ECLI:NL:RBROT:2023:196
Rechtbank Rotterdam
- Eerste aanleg - enkelvoudig
- Rechtspraak.nl
Beoordeling van het beroep tegen de afwijzing van een WIA-uitkering en motiveringsgebrek bij de beslissing van het Uitvoeringsinstituut werknemersverzekeringen
In deze uitspraak van de Rechtbank Rotterdam op 18 januari 2023, wordt het beroep van eiseres tegen de afwijzing van haar aanvraag om een WIA-uitkering beoordeeld. Eiseres, die als bezorger heeft gewerkt, heeft op 24 juli 2017 haar werkzaamheden gestaakt en heeft op 10 januari 2020 een aanvraag ingediend voor een uitkering op grond van de Wet werk en inkomen naar arbeidsvermogen (WIA). Het primaire besluit van het Uitvoeringsinstituut werknemersverzekeringen (UWV) om deze aanvraag af te wijzen, werd op 29 april 2022 in het bestreden besluit bevestigd, waarbij het bezwaar van eiseres ongegrond werd verklaard.
De rechtbank oordeelt dat er sprake is van een motiveringsgebrek bij het UWV. Eiseres heeft aangevoerd dat het UWV niet adequaat heeft gereageerd op eerdere uitspraken van de rechtbank en dat het bestreden besluit onvoldoende gemotiveerd is. De rechtbank heeft vastgesteld dat de verzekeringsarts bezwaar en beroep onvoldoende rekening heeft gehouden met de medische gegevens en verklaringen van de behandelende sector, wat heeft geleid tot een gebrekkige motivering van het besluit. De rechtbank vernietigt het bestreden besluit en draagt het UWV op om binnen zes weken een nieuw besluit te nemen, waarbij het UWV het griffierecht van € 50,- en de proceskosten van € 1.674,- aan eiseres moet vergoeden.

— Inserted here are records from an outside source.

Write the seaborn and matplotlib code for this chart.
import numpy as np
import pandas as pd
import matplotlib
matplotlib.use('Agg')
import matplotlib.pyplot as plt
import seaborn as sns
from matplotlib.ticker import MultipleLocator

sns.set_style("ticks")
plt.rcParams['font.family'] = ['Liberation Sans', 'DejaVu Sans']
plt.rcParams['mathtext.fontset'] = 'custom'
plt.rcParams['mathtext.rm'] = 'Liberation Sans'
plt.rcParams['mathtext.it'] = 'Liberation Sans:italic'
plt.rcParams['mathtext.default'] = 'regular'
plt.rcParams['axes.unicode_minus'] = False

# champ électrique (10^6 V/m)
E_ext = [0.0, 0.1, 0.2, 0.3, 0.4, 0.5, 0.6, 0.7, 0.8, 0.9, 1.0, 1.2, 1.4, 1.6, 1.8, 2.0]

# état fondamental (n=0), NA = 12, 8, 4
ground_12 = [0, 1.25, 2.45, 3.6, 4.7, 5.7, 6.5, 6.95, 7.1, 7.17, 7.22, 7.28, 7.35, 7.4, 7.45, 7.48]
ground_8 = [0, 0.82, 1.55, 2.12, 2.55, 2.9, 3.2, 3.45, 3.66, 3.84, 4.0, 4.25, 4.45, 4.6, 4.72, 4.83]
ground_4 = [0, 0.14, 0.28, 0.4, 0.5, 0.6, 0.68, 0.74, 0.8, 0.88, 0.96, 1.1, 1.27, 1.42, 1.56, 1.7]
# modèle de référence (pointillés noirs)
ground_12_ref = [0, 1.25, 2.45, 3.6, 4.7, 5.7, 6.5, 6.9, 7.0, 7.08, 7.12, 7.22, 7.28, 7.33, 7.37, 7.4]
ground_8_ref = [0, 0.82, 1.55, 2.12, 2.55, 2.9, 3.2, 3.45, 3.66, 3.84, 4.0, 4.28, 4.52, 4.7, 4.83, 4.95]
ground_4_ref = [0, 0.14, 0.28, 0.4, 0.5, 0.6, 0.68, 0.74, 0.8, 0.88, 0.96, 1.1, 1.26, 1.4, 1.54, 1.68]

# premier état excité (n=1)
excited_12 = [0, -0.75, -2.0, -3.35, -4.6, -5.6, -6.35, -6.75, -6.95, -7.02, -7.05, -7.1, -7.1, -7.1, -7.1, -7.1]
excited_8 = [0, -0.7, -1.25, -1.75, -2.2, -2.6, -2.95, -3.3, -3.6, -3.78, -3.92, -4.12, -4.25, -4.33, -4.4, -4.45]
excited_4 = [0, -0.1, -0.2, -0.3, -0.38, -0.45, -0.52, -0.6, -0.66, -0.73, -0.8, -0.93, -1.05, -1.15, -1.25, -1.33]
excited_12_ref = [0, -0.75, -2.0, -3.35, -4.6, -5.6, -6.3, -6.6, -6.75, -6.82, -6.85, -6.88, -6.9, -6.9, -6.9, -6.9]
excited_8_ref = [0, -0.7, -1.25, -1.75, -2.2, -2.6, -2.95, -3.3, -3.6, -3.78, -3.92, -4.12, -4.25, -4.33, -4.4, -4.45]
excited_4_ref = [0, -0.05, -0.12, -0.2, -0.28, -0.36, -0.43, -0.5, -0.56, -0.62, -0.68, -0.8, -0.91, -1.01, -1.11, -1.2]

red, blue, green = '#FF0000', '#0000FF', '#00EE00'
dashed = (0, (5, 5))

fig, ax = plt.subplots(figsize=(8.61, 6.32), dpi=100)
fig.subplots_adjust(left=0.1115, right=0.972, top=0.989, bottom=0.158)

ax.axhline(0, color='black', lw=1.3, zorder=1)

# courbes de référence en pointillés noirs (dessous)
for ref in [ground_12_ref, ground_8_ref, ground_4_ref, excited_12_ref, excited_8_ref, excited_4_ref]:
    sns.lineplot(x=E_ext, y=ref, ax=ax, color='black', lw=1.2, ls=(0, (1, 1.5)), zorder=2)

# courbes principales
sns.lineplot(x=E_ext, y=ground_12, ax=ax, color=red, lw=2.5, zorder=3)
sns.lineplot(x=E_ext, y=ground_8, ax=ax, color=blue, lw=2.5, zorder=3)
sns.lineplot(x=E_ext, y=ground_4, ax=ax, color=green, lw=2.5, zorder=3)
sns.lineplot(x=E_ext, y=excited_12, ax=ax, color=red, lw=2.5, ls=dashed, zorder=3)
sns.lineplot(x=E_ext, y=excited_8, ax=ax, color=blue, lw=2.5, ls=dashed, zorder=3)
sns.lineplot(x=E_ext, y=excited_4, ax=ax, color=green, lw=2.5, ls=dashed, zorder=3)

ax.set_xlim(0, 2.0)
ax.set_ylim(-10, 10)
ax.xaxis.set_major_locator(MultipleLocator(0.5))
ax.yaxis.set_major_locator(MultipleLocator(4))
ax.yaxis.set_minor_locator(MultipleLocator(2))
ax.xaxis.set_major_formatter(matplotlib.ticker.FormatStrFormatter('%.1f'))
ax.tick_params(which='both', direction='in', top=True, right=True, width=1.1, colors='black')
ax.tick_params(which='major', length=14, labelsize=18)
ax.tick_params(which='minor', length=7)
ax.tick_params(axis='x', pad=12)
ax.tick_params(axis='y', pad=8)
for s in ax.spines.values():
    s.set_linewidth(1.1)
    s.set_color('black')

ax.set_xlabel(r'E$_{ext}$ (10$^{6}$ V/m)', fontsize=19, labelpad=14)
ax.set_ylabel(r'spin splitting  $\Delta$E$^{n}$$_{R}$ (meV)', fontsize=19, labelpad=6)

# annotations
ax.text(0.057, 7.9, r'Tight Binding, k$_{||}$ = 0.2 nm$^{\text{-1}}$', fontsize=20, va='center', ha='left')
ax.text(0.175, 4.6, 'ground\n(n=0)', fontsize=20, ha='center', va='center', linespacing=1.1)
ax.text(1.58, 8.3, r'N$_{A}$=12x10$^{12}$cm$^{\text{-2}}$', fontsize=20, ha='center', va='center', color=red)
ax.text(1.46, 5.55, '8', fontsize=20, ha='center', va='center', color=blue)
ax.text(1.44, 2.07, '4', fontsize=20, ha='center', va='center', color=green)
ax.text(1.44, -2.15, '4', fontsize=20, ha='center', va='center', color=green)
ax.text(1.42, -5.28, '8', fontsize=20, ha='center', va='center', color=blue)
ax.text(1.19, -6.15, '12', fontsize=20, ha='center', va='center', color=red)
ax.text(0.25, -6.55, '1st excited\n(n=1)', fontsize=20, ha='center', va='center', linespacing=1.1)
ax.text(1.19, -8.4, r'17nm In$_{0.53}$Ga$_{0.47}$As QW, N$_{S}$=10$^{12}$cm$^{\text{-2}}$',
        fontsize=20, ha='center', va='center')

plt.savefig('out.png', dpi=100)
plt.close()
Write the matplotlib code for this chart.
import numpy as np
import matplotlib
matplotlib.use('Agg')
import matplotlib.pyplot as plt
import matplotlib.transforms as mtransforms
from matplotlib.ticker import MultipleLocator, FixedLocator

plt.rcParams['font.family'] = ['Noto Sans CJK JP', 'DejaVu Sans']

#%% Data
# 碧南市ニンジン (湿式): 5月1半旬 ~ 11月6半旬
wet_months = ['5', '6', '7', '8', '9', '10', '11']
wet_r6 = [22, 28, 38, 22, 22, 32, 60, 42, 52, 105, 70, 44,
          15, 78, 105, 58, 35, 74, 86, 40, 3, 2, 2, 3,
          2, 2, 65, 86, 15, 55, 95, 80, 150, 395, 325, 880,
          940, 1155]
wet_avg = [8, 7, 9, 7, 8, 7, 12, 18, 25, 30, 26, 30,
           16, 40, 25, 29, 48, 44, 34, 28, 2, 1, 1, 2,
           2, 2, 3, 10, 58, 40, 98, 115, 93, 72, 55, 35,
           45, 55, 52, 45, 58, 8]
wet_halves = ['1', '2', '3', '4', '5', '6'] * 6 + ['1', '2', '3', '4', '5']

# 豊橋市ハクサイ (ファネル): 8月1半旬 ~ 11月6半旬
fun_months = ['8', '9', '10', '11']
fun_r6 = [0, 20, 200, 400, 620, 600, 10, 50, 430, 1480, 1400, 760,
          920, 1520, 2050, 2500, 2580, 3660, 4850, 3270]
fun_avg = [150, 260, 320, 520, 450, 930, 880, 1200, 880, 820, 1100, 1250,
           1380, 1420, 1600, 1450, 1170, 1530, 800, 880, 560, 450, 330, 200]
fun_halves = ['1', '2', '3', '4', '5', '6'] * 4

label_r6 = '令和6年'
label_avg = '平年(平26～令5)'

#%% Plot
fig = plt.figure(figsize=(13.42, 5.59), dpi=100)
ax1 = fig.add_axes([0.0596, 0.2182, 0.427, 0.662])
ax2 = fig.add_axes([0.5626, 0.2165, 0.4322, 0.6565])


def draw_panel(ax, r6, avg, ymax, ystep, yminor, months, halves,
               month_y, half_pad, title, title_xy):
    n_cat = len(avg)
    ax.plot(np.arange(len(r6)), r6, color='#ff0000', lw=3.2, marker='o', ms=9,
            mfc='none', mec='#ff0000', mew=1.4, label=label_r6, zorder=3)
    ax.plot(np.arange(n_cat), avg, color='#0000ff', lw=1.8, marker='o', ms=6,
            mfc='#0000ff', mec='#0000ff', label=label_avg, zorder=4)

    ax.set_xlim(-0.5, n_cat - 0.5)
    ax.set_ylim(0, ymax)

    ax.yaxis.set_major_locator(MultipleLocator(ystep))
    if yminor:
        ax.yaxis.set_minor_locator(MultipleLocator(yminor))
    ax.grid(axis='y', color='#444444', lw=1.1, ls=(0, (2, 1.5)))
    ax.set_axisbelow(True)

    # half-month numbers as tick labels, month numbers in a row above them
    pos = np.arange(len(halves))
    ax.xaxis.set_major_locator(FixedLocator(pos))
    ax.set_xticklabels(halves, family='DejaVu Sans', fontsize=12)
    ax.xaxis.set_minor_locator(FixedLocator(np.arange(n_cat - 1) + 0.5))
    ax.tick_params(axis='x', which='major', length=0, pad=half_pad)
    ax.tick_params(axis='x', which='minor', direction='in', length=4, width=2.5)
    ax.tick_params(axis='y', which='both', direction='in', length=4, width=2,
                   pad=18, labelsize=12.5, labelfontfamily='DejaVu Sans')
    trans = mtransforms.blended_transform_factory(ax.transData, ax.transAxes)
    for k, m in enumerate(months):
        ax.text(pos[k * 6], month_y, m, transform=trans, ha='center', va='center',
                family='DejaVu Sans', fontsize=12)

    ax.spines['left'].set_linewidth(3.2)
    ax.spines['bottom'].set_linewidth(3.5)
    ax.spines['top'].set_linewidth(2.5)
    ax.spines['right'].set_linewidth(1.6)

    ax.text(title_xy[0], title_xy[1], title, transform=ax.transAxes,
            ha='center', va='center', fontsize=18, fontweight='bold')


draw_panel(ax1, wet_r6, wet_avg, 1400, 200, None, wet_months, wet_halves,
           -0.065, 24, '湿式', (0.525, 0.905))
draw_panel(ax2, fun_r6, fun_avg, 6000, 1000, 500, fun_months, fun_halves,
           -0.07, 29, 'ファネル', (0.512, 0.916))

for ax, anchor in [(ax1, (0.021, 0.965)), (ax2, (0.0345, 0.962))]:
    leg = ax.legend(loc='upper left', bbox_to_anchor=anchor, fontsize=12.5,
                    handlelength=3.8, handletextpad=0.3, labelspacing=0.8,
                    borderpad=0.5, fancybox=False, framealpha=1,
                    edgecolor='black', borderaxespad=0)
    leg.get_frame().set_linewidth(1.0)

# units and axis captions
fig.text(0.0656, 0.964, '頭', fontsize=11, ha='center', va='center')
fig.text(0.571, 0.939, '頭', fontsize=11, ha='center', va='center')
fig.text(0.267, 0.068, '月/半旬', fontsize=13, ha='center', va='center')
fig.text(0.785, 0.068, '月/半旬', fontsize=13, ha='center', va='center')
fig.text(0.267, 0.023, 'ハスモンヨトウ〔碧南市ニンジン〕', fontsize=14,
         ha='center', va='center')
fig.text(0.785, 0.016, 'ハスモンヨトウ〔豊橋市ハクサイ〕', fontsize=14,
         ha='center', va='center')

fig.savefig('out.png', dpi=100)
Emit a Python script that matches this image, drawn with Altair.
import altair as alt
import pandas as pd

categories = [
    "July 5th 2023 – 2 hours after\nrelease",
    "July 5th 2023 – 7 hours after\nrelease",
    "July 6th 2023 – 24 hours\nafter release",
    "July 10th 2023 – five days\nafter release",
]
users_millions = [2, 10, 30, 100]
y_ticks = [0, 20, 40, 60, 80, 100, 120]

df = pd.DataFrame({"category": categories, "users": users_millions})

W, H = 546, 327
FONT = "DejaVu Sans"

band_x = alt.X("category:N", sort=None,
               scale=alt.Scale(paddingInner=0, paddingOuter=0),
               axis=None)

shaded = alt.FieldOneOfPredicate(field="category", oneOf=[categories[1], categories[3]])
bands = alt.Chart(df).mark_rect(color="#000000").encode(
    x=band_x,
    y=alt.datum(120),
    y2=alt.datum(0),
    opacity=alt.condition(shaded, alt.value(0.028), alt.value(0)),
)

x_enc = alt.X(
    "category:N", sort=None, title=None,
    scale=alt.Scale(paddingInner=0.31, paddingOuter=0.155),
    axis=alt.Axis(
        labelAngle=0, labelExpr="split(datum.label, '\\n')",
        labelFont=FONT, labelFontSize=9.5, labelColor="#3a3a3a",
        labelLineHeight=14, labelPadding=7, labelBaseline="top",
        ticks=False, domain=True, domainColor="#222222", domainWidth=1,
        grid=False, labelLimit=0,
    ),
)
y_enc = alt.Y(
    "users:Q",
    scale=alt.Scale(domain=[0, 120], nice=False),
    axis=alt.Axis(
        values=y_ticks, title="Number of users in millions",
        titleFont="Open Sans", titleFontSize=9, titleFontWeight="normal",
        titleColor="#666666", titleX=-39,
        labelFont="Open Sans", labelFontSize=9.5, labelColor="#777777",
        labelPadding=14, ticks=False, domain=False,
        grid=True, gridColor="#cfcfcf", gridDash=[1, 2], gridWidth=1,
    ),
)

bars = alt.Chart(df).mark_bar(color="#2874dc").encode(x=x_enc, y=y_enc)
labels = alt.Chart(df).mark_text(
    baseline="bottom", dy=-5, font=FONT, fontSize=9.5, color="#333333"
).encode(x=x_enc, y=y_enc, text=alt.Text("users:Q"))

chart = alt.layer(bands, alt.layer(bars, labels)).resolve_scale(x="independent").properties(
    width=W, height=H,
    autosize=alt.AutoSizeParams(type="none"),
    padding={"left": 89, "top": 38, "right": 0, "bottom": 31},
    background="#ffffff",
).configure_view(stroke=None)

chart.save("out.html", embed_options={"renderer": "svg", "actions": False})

De rechtbank concludeert dat het beroep gegrond is, omdat het UWV meerdere kansen heeft gehad om het motiveringsgebrek te herstellen, maar dit niet heeft gedaan. De uitspraak benadrukt het belang van zorgvuldige besluitvorming en de noodzaak voor het UWV om adequaat te reageren op de medische situatie van de aanvrager.